### PROBLEM DESCRIPTION
Can you write out every line from the start of the records below through the line containing "Chart.register(...registerables);", leaving out any pictures?

### RECORDS
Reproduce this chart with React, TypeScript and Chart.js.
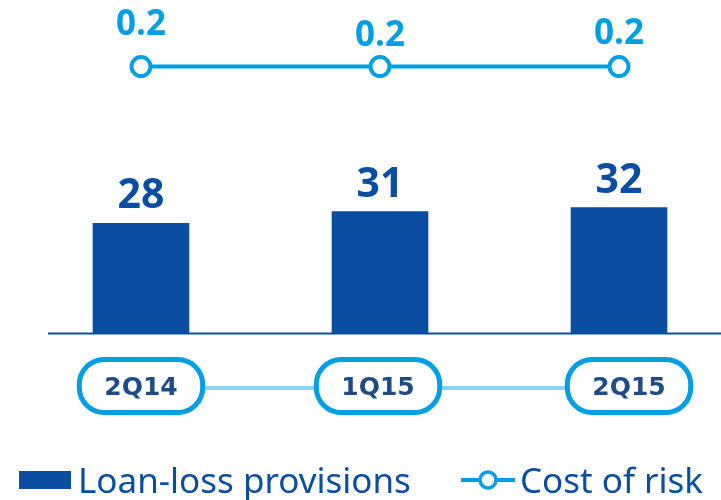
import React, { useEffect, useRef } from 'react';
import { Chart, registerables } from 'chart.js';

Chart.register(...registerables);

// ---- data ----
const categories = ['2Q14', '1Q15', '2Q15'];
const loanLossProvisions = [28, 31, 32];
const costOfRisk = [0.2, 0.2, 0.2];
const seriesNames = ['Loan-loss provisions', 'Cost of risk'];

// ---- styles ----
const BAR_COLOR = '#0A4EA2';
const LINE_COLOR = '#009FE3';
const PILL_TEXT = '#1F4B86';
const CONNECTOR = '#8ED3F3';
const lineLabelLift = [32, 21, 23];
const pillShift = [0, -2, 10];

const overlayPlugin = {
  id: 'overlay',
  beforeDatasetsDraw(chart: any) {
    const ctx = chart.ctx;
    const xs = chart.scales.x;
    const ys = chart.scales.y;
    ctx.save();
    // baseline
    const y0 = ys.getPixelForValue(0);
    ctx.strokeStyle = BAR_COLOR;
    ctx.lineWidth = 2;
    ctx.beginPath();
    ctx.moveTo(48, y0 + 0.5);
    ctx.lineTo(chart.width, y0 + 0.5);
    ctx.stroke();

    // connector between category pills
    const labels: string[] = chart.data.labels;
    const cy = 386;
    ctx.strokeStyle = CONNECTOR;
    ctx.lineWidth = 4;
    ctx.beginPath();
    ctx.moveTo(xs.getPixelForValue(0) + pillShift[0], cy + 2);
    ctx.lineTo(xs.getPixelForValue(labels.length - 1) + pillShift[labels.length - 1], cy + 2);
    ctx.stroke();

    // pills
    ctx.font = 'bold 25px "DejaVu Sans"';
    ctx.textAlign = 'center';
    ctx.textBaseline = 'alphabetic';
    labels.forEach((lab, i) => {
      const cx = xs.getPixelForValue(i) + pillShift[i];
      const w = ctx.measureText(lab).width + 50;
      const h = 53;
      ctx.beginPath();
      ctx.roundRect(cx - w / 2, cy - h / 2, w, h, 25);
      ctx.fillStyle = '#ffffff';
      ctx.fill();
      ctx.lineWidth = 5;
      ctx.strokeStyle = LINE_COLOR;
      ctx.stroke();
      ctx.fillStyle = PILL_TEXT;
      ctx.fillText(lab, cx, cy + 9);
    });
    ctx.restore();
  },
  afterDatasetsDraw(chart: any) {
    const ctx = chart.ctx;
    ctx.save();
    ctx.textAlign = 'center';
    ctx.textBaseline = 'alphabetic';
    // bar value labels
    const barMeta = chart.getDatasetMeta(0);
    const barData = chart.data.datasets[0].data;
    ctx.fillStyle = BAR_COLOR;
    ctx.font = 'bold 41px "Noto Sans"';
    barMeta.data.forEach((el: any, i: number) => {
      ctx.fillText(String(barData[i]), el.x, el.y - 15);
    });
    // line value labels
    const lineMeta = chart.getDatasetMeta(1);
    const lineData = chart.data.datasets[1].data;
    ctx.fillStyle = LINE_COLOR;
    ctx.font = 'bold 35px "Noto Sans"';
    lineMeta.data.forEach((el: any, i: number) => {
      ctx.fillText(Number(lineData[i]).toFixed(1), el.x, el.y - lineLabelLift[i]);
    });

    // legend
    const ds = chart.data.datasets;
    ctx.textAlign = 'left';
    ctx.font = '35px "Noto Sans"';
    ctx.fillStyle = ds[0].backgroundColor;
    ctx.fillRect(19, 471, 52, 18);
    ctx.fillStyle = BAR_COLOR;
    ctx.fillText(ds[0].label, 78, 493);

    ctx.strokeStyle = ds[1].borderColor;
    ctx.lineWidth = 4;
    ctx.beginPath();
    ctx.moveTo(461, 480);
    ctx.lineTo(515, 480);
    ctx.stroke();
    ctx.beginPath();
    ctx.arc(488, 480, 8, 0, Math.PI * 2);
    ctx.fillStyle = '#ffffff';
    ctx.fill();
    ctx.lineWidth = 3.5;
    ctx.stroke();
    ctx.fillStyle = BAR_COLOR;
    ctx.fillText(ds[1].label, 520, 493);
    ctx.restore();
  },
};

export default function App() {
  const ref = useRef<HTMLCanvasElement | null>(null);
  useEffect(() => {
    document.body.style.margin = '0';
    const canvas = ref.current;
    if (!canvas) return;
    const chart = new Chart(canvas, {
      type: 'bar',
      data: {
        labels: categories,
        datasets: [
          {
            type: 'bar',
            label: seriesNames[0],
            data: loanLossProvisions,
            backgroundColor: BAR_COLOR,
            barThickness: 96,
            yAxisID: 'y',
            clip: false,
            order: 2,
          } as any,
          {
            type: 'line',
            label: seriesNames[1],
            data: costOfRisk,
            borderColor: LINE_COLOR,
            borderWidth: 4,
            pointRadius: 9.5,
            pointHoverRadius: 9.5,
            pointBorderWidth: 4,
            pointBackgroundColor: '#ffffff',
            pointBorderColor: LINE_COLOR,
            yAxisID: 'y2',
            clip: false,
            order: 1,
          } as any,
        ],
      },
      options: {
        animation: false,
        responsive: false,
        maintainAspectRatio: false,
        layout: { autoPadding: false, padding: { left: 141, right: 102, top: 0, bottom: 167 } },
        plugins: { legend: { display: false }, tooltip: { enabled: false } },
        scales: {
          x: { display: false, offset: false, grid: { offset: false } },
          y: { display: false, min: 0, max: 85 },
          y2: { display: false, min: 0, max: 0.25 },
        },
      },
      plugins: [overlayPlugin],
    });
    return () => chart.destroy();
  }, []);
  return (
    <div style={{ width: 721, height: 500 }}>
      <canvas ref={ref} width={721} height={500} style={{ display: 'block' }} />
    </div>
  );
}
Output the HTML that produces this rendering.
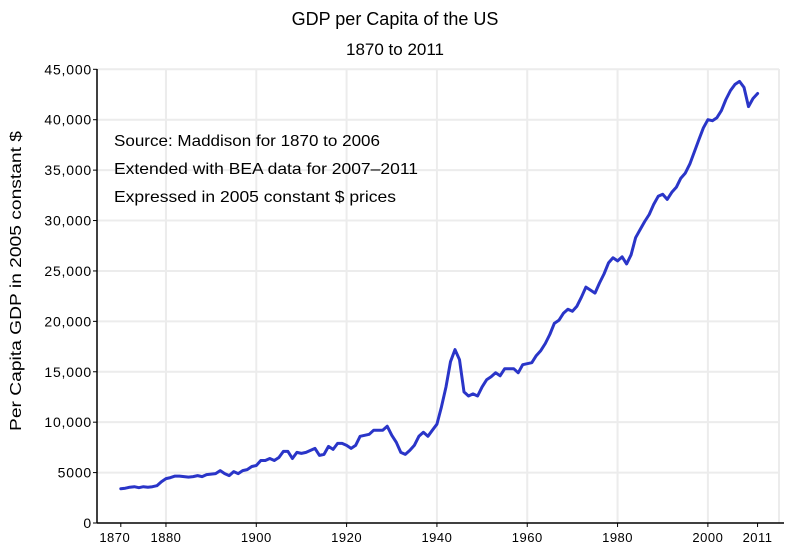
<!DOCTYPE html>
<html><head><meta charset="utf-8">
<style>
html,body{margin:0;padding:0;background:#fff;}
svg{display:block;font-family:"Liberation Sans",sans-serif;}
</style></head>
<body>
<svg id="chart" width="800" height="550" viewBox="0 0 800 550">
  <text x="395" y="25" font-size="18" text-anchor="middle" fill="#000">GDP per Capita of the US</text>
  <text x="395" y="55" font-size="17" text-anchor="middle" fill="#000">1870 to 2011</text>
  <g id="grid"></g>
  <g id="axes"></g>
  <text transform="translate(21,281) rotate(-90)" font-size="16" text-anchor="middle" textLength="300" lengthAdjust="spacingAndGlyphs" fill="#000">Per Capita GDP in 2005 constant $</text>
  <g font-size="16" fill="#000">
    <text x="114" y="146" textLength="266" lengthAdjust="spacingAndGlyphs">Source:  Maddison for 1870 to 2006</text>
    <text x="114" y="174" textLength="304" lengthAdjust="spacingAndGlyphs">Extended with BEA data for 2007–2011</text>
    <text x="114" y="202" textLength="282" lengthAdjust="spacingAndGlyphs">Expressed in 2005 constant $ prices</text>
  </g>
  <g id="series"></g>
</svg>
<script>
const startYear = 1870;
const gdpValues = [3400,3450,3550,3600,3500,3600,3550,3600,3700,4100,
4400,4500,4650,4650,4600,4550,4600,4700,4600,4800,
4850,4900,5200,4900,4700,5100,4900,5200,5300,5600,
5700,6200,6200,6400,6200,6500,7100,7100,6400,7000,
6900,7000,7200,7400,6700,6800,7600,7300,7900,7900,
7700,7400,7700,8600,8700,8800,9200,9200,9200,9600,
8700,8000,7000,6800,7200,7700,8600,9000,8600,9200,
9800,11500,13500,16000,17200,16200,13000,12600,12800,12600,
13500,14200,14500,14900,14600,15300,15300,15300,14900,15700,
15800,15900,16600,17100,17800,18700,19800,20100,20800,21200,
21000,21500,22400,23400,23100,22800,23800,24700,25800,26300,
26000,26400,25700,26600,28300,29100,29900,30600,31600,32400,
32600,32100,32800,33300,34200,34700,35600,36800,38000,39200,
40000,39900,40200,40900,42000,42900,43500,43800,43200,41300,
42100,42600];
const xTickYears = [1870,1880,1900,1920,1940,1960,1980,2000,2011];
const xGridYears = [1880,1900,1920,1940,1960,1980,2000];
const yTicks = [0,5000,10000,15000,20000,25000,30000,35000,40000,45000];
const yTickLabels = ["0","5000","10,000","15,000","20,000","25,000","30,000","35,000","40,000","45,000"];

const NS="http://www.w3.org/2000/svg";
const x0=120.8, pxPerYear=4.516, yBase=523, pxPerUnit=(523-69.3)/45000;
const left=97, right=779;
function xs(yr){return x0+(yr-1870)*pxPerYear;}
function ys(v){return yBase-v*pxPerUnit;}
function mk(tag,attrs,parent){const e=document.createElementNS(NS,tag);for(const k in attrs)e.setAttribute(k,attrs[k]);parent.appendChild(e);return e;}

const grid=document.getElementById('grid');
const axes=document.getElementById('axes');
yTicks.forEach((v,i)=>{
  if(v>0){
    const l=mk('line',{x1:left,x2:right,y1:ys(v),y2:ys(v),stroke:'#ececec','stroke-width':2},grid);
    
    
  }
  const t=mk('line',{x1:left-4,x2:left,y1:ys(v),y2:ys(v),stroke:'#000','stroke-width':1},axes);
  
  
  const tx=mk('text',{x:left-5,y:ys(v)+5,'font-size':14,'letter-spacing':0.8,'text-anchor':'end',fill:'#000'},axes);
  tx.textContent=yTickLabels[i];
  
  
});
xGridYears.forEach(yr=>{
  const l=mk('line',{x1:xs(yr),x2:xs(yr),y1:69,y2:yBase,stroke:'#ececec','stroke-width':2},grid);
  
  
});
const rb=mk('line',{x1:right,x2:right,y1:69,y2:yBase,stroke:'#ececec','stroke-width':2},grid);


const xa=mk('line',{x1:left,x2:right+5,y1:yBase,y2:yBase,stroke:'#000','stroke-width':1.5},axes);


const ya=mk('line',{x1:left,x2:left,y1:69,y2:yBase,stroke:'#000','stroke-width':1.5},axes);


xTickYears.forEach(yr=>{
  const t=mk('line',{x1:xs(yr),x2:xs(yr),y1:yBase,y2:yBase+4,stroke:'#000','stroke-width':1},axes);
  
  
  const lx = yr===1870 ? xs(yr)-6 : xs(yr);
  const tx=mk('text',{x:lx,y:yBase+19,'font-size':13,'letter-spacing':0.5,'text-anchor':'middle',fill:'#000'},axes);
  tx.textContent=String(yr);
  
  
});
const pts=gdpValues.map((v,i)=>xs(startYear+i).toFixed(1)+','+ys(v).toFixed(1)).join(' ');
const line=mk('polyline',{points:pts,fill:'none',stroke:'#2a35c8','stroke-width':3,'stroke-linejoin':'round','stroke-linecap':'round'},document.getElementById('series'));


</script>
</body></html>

### RESULT
Reproduce this chart with React, TypeScript and Chart.js.
import React, { useEffect, useRef } from 'react';
import { Chart, registerables } from 'chart.js';

Chart.register(...registerables);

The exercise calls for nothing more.